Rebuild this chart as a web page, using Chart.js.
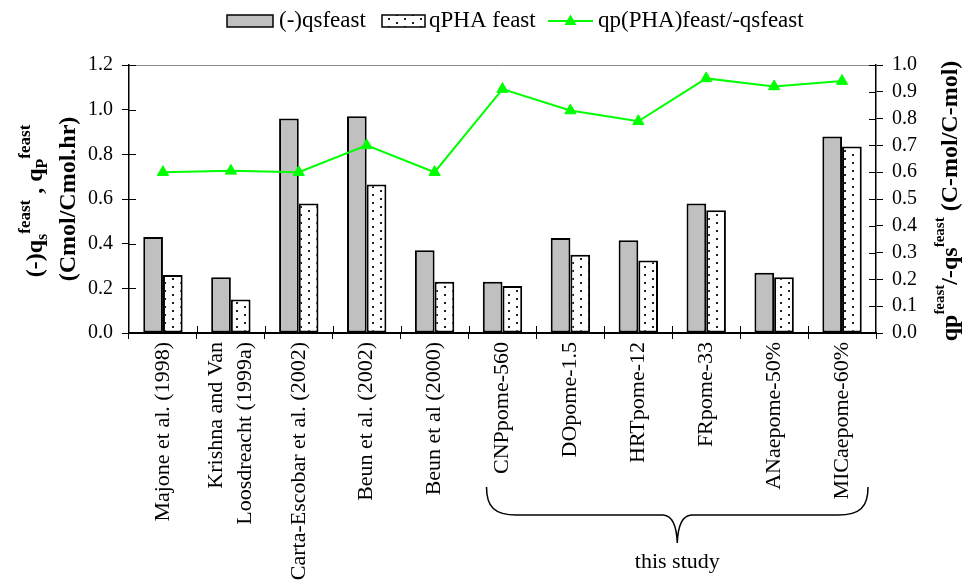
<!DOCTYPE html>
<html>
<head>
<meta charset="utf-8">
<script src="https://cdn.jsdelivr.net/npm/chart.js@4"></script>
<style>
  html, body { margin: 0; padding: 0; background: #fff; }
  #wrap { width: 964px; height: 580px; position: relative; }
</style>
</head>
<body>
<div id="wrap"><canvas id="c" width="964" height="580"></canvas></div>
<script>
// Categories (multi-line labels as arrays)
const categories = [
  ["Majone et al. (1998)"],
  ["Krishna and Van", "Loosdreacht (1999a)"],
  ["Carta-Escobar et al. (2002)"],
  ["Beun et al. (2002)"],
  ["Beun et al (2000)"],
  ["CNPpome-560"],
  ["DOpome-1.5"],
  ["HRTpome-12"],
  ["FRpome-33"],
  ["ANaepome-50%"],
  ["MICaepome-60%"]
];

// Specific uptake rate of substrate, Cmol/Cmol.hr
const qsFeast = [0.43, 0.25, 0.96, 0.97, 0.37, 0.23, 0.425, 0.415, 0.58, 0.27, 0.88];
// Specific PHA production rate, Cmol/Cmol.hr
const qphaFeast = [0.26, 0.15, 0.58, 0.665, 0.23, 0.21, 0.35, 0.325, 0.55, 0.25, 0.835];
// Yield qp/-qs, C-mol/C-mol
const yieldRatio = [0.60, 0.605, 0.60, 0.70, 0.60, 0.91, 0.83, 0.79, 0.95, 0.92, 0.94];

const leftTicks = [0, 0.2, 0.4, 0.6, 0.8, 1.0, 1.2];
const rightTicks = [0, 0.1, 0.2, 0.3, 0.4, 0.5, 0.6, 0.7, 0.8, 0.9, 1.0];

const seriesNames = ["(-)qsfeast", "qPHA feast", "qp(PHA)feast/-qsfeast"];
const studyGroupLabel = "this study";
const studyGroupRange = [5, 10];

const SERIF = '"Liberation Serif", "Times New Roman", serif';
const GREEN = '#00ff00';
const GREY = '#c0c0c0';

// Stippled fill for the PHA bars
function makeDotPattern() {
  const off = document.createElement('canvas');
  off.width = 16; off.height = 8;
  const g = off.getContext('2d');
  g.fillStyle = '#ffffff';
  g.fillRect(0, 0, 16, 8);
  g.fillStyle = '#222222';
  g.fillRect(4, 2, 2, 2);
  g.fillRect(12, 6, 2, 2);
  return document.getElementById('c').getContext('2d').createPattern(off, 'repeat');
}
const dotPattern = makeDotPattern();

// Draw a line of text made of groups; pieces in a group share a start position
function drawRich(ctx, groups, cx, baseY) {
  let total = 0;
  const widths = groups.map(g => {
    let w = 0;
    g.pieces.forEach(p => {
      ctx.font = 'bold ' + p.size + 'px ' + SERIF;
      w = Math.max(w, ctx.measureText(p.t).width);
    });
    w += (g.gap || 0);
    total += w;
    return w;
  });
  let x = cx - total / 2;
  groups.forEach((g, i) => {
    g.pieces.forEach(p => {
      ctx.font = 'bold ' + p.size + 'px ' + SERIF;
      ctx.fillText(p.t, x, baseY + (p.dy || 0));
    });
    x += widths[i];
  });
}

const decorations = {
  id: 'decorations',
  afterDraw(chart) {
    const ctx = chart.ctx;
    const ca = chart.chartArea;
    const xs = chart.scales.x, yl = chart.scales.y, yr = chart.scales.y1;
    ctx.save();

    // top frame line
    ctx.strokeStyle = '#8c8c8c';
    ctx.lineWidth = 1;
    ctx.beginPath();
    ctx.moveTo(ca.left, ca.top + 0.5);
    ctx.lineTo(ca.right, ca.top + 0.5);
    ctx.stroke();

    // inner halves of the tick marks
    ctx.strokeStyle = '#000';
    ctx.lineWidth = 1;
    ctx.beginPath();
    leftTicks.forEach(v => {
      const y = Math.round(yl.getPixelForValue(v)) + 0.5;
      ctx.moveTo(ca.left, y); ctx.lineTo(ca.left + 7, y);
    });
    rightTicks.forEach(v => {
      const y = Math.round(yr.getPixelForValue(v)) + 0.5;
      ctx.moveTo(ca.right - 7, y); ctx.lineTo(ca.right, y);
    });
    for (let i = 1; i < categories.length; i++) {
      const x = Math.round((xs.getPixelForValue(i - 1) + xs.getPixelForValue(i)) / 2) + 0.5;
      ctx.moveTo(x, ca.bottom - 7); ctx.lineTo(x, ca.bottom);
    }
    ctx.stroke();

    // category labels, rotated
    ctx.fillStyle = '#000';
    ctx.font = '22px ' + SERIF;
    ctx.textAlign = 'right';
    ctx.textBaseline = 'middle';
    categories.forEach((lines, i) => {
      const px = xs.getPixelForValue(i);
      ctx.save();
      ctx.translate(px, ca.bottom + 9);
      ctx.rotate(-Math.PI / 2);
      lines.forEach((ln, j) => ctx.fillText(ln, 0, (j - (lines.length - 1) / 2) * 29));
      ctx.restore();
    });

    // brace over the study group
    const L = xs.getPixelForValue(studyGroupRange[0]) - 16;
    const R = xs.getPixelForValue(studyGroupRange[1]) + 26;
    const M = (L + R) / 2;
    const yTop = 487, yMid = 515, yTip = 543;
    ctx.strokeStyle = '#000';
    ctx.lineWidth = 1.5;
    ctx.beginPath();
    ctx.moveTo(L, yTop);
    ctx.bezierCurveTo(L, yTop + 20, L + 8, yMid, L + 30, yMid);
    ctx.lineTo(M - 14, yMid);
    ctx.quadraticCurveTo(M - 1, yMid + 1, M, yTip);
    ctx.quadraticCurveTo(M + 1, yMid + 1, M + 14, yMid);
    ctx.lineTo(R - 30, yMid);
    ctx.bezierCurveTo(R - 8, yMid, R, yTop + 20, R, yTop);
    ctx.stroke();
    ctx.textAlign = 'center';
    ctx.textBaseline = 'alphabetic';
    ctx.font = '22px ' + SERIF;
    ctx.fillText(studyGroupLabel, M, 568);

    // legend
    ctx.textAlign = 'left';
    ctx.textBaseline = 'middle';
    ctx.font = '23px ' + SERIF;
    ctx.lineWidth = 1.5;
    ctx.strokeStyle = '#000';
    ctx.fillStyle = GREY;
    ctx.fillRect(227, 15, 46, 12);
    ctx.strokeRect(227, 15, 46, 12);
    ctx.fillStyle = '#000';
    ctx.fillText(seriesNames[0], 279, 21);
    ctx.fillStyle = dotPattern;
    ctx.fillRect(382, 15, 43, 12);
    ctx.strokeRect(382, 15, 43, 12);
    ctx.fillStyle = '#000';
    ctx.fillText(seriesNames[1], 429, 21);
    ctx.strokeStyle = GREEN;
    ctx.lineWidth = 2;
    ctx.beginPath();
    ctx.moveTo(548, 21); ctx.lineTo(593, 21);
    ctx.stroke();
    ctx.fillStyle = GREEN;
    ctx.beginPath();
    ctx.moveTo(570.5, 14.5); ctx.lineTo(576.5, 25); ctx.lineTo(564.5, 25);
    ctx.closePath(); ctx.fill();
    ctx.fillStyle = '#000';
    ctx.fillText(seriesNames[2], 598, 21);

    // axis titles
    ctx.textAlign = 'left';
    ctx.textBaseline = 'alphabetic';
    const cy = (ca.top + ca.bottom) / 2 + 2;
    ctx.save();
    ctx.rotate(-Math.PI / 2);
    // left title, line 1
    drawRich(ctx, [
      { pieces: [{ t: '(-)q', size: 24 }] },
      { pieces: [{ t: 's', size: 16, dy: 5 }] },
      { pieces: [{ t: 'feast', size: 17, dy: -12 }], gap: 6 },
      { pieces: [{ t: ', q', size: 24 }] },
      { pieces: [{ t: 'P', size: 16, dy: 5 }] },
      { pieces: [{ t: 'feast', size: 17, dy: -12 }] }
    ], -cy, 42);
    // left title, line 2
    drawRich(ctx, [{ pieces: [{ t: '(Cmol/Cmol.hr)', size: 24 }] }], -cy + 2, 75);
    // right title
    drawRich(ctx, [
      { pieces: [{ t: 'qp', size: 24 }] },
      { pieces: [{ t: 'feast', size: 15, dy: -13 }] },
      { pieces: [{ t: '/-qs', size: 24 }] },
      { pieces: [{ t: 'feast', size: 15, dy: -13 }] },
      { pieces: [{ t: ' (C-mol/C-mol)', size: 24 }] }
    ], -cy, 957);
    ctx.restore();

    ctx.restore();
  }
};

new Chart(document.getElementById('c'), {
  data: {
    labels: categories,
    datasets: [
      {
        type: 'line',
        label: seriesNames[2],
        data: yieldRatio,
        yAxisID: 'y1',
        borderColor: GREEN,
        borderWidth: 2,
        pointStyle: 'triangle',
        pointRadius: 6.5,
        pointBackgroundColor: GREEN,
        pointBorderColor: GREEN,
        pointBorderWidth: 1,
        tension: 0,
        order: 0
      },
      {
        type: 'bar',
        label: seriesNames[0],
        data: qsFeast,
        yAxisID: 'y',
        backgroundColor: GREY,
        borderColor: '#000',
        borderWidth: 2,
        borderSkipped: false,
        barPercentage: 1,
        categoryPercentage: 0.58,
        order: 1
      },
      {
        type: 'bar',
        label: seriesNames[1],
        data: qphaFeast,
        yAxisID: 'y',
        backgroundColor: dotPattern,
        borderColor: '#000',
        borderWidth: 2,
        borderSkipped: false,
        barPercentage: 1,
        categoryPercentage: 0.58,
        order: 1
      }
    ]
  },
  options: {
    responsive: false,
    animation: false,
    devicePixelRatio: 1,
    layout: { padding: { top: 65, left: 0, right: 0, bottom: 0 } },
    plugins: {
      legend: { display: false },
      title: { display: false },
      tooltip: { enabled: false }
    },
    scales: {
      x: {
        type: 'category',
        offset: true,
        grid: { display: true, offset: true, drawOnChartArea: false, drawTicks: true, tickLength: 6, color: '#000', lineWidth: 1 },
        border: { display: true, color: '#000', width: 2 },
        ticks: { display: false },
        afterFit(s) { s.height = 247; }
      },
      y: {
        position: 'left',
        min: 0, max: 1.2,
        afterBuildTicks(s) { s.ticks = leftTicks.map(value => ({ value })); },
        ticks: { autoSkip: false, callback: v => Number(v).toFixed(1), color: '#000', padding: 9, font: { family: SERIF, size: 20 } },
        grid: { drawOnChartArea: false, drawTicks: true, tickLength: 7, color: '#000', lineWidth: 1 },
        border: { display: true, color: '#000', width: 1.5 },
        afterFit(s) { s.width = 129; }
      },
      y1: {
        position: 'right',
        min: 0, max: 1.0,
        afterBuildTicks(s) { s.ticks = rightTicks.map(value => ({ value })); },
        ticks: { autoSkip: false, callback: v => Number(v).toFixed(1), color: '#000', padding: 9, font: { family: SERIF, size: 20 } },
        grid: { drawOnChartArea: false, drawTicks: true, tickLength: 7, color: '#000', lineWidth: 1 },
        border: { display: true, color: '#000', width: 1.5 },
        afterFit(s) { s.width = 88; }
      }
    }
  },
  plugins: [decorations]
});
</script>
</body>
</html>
━━━━━━
* [GOAL OF THE EXERCISE]: Without the pictures, please reproduce each line of the listing above exactly, from the first one through the line bearing "const studyGroupRange = [5, 10];".

* [RESPONSE FOR THIS EXERCISE]:
Rebuild this chart as a web page, using Chart.js.
<!DOCTYPE html>
<html>
<head>
<meta charset="utf-8">
<script src="https://cdn.jsdelivr.net/npm/chart.js@4"></script>
<style>
  html, body { margin: 0; padding: 0; background: #fff; }
  #wrap { width: 964px; height: 580px; position: relative; }
</style>
</head>
<body>
<div id="wrap"><canvas id="c" width="964" height="580"></canvas></div>
<script>
// Categories (multi-line labels as arrays)
const categories = [
  ["Majone et al. (1998)"],
  ["Krishna and Van", "Loosdreacht (1999a)"],
  ["Carta-Escobar et al. (2002)"],
  ["Beun et al. (2002)"],
  ["Beun et al (2000)"],
  ["CNPpome-560"],
  ["DOpome-1.5"],
  ["HRTpome-12"],
  ["FRpome-33"],
  ["ANaepome-50%"],
  ["MICaepome-60%"]
];

// Specific uptake rate of substrate, Cmol/Cmol.hr
const qsFeast = [0.43, 0.25, 0.96, 0.97, 0.37, 0.23, 0.425, 0.415, 0.58, 0.27, 0.88];
// Specific PHA production rate, Cmol/Cmol.hr
const qphaFeast = [0.26, 0.15, 0.58, 0.665, 0.23, 0.21, 0.35, 0.325, 0.55, 0.25, 0.835];
// Yield qp/-qs, C-mol/C-mol
const yieldRatio = [0.60, 0.605, 0.60, 0.70, 0.60, 0.91, 0.83, 0.79, 0.95, 0.92, 0.94];

const leftTicks = [0, 0.2, 0.4, 0.6, 0.8, 1.0, 1.2];
const rightTicks = [0, 0.1, 0.2, 0.3, 0.4, 0.5, 0.6, 0.7, 0.8, 0.9, 1.0];

const seriesNames = ["(-)qsfeast", "qPHA feast", "qp(PHA)feast/-qsfeast"];
const studyGroupLabel = "this study";
const studyGroupRange = [5, 10];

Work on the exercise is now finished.